Il est donc urgent d’imaginer un compromis entre cette économie de marché qui est déjà dans le mur et les gens qui la subissent, car le progrès tant attendu ne vient pas, après des décennies d’accroissement de la production industrielle. Pourquoi ?

Car ce n’est probablement pas ce qu’attendent les gens en premier lieu. Posséder toujours plus de produits est attirant pour celui qui vient d’une économie totalement agricole et qui n’a accès à rien d’autre en termes de confort. Mais aujourd’hui, après la fin de l’illusion de l’après-guerre qui allait nous apporter l’abondance et le bonheur, il faut passer à autre chose.

Être réactionnaire car on pense ne pas être en accord avec l’accélération des technologies et autres niaiseries n’est pas nécessairement se tromper. Parfois, le soi-disant progrès n’en est pas un.
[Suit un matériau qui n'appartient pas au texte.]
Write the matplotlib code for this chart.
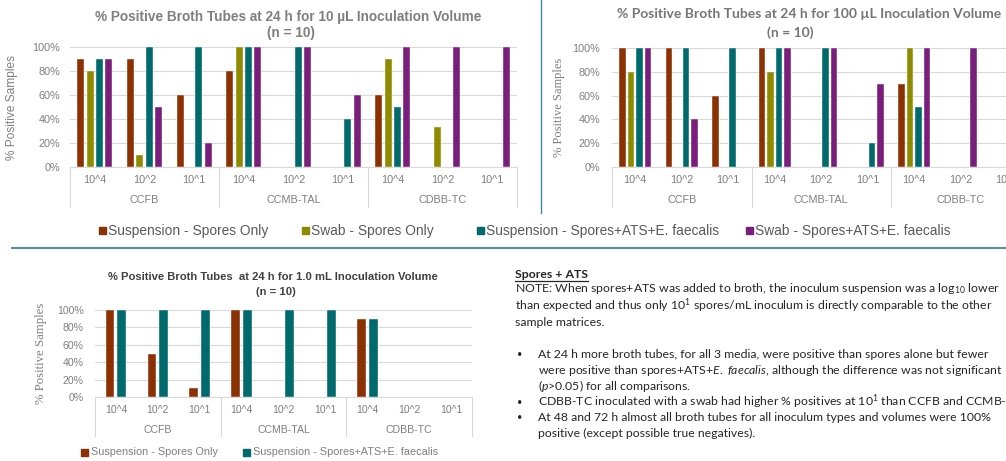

Si le héros de Blade Runner 2049 a une voiture volante, c’est bien sympa, mais le fond de l’air est pollué, il mange des protéines produites dans des serres, il voit à peine la lumière du jour, il n’y a plus d’arbres, de fleurs, d’animaux, et les humains qui restent (s'ils ne sont pas déjà des robots) font de la peine à voir, coincés dans leurs agglomérations grises comme des zombies en cage. Si la trajectoire du soi-disant progrès n’est pas infléchie de force, nous verrons probablement un monde qui ressemblera à ces fictions, tant les équilibres écologiques auront été balayés par l’accroissement des déchets industriels, la surconsommation et la pollution. Certains diront qu’il s’agit de catastrophisme : c’est le cas, car en réalité nous pouvons encore changer les choses, mais cela suppose de les changer vraiment, en abandonnant totalement l’idée que des technologiques nouvelles pourraient apporter des solutions miracle. Utilisons déjà ce qui existe, et qui est probablement largement suffisant. Il est probable que les solutions seront apportées par un recul de la technologie dans la vie quotidienne plutôt que par son accroissement systématique.